Source material ▸
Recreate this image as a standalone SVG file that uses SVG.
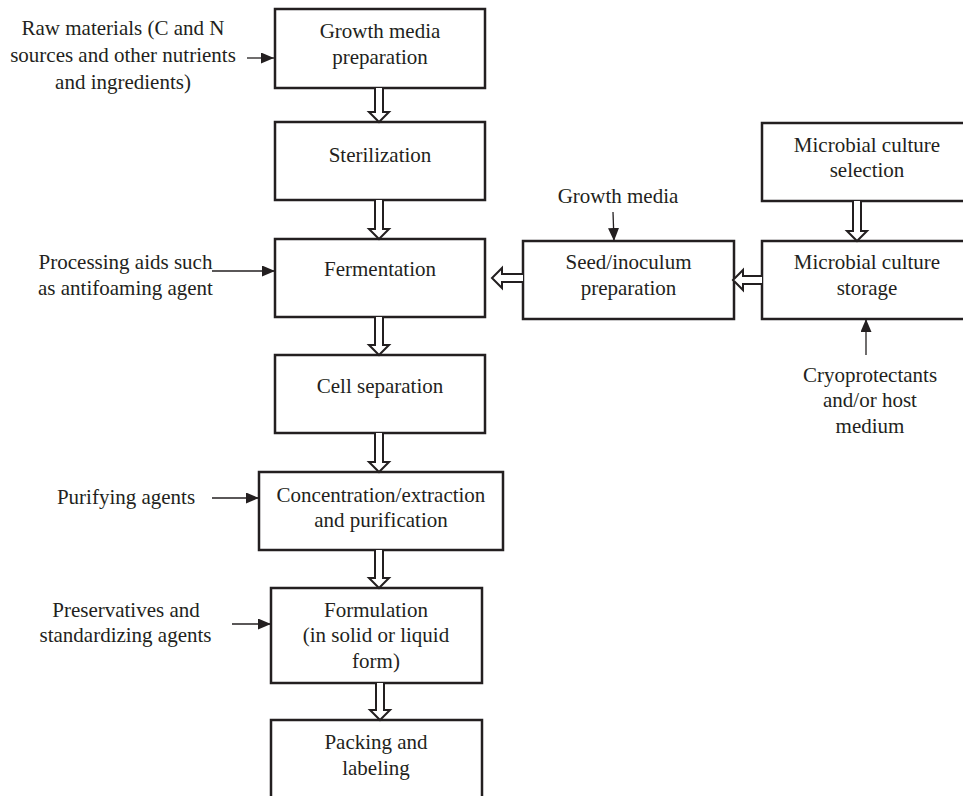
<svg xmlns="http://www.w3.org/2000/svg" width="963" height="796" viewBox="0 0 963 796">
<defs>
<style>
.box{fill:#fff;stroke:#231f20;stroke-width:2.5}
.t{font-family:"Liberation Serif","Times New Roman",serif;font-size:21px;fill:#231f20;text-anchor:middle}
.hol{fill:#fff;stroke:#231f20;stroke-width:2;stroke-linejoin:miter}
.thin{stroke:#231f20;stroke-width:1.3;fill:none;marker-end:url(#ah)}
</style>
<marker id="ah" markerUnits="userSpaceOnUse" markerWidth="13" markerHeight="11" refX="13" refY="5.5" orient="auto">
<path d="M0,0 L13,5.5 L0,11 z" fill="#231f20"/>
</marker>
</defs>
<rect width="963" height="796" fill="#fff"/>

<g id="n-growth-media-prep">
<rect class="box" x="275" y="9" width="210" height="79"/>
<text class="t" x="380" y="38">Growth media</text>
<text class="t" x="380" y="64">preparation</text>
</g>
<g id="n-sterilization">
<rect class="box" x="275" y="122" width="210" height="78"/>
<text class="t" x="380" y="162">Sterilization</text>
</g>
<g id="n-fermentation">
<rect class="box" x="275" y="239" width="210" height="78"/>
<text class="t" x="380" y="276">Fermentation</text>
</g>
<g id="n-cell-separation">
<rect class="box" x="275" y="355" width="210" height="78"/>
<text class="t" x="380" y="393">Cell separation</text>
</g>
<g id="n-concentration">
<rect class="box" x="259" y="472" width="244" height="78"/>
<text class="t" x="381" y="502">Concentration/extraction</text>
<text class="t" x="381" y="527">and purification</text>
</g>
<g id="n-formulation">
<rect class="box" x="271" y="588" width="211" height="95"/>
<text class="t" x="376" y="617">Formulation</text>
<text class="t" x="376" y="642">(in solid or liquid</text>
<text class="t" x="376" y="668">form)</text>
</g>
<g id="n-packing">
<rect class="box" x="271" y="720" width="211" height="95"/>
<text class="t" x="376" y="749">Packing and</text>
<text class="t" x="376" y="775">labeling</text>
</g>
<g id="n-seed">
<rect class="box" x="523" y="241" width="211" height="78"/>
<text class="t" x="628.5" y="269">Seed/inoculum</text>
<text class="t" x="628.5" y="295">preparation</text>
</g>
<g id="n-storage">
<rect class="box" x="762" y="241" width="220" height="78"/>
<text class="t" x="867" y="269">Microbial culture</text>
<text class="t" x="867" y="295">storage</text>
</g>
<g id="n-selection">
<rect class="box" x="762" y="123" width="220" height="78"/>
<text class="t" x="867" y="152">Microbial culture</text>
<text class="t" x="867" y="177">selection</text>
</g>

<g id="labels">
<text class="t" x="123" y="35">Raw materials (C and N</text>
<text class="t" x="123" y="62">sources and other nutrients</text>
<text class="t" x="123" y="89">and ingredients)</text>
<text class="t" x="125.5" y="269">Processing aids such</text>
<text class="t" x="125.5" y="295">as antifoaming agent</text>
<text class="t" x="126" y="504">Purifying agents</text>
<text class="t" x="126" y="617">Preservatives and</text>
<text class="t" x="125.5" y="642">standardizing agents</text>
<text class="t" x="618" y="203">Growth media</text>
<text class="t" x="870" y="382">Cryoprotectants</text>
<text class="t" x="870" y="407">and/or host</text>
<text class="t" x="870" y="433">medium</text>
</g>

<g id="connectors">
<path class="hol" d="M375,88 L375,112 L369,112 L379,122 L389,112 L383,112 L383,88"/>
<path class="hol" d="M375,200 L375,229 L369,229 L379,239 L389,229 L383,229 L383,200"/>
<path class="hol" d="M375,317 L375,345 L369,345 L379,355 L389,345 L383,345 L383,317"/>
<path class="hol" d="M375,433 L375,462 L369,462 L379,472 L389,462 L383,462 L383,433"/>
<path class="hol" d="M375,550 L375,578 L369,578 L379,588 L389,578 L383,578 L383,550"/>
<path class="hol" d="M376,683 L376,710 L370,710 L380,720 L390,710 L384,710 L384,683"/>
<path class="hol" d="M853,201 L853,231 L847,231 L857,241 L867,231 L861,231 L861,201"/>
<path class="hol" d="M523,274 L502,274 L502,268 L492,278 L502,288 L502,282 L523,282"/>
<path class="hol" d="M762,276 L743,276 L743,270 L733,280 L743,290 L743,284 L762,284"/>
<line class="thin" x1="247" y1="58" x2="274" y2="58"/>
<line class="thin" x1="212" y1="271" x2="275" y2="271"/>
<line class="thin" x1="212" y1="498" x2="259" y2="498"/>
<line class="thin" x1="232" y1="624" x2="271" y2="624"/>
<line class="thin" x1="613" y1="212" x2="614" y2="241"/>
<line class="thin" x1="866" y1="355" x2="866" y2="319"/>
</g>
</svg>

Instruction ▸ Quote each line of the listing exactly, but leave the pictures out.

Solution for this problem ▸
Recreate this image as a standalone SVG file that uses SVG.
<svg xmlns="http://www.w3.org/2000/svg" width="963" height="796" viewBox="0 0 963 796">
<defs>
<style>
.box{fill:#fff;stroke:#231f20;stroke-width:2.5}
.t{font-family:"Liberation Serif","Times New Roman",serif;font-size:21px;fill:#231f20;text-anchor:middle}
.hol{fill:#fff;stroke:#231f20;stroke-width:2;stroke-linejoin:miter}
.thin{stroke:#231f20;stroke-width:1.3;fill:none;marker-end:url(#ah)}
</style>
<marker id="ah" markerUnits="userSpaceOnUse" markerWidth="13" markerHeight="11" refX="13" refY="5.5" orient="auto">
<path d="M0,0 L13,5.5 L0,11 z" fill="#231f20"/>
</marker>
</defs>
<rect width="963" height="796" fill="#fff"/>

<g id="n-growth-media-prep">
<rect class="box" x="275" y="9" width="210" height="79"/>
<text class="t" x="380" y="38">Growth media</text>
<text class="t" x="380" y="64">preparation</text>
</g>
<g id="n-sterilization">
<rect class="box" x="275" y="122" width="210" height="78"/>
<text class="t" x="380" y="162">Sterilization</text>
</g>
<g id="n-fermentation">
<rect class="box" x="275" y="239" width="210" height="78"/>
<text class="t" x="380" y="276">Fermentation</text>
</g>
<g id="n-cell-separation">
<rect class="box" x="275" y="355" width="210" height="78"/>
<text class="t" x="380" y="393">Cell separation</text>
</g>
<g id="n-concentration">
<rect class="box" x="259" y="472" width="244" height="78"/>
<text class="t" x="381" y="502">Concentration/extraction</text>
<text class="t" x="381" y="527">and purification</text>
</g>
<g id="n-formulation">
<rect class="box" x="271" y="588" width="211" height="95"/>
<text class="t" x="376" y="617">Formulation</text>
<text class="t" x="376" y="642">(in solid or liquid</text>
<text class="t" x="376" y="668">form)</text>
</g>
<g id="n-packing">
<rect class="box" x="271" y="720" width="211" height="95"/>
<text class="t" x="376" y="749">Packing and</text>
<text class="t" x="376" y="775">labeling</text>
</g>
<g id="n-seed">
<rect class="box" x="523" y="241" width="211" height="78"/>
<text class="t" x="628.5" y="269">Seed/inoculum</text>
<text class="t" x="628.5" y="295">preparation</text>
</g>
<g id="n-storage">
<rect class="box" x="762" y="241" width="220" height="78"/>
<text class="t" x="867" y="269">Microbial culture</text>
<text class="t" x="867" y="295">storage</text>
</g>
<g id="n-selection">
<rect class="box" x="762" y="123" width="220" height="78"/>
<text class="t" x="867" y="152">Microbial culture</text>
<text class="t" x="867" y="177">selection</text>
</g>

<g id="labels">
<text class="t" x="123" y="35">Raw materials (C and N</text>
<text class="t" x="123" y="62">sources and other nutrients</text>
<text class="t" x="123" y="89">and ingredients)</text>
<text class="t" x="125.5" y="269">Processing aids such</text>
<text class="t" x="125.5" y="295">as antifoaming agent</text>
<text class="t" x="126" y="504">Purifying agents</text>
<text class="t" x="126" y="617">Preservatives and</text>
<text class="t" x="125.5" y="642">standardizing agents</text>
<text class="t" x="618" y="203">Growth media</text>
<text class="t" x="870" y="382">Cryoprotectants</text>
<text class="t" x="870" y="407">and/or host</text>
<text class="t" x="870" y="433">medium</text>
</g>

<g id="connectors">
<path class="hol" d="M375,88 L375,112 L369,112 L379,122 L389,112 L383,112 L383,88"/>
<path class="hol" d="M375,200 L375,229 L369,229 L379,239 L389,229 L383,229 L383,200"/>
<path class="hol" d="M375,317 L375,345 L369,345 L379,355 L389,345 L383,345 L383,317"/>
<path class="hol" d="M375,433 L375,462 L369,462 L379,472 L389,462 L383,462 L383,433"/>
<path class="hol" d="M375,550 L375,578 L369,578 L379,588 L389,578 L383,578 L383,550"/>
<path class="hol" d="M376,683 L376,710 L370,710 L380,720 L390,710 L384,710 L384,683"/>
<path class="hol" d="M853,201 L853,231 L847,231 L857,241 L867,231 L861,231 L861,201"/>
<path class="hol" d="M523,274 L502,274 L502,268 L492,278 L502,288 L502,282 L523,282"/>
<path class="hol" d="M762,276 L743,276 L743,270 L733,280 L743,290 L743,284 L762,284"/>
<line class="thin" x1="247" y1="58" x2="274" y2="58"/>
<line class="thin" x1="212" y1="271" x2="275" y2="271"/>
<line class="thin" x1="212" y1="498" x2="259" y2="498"/>
<line class="thin" x1="232" y1="624" x2="271" y2="624"/>
<line class="thin" x1="613" y1="212" x2="614" y2="241"/>
<line class="thin" x1="866" y1="355" x2="866" y2="319"/>
</g>
</svg>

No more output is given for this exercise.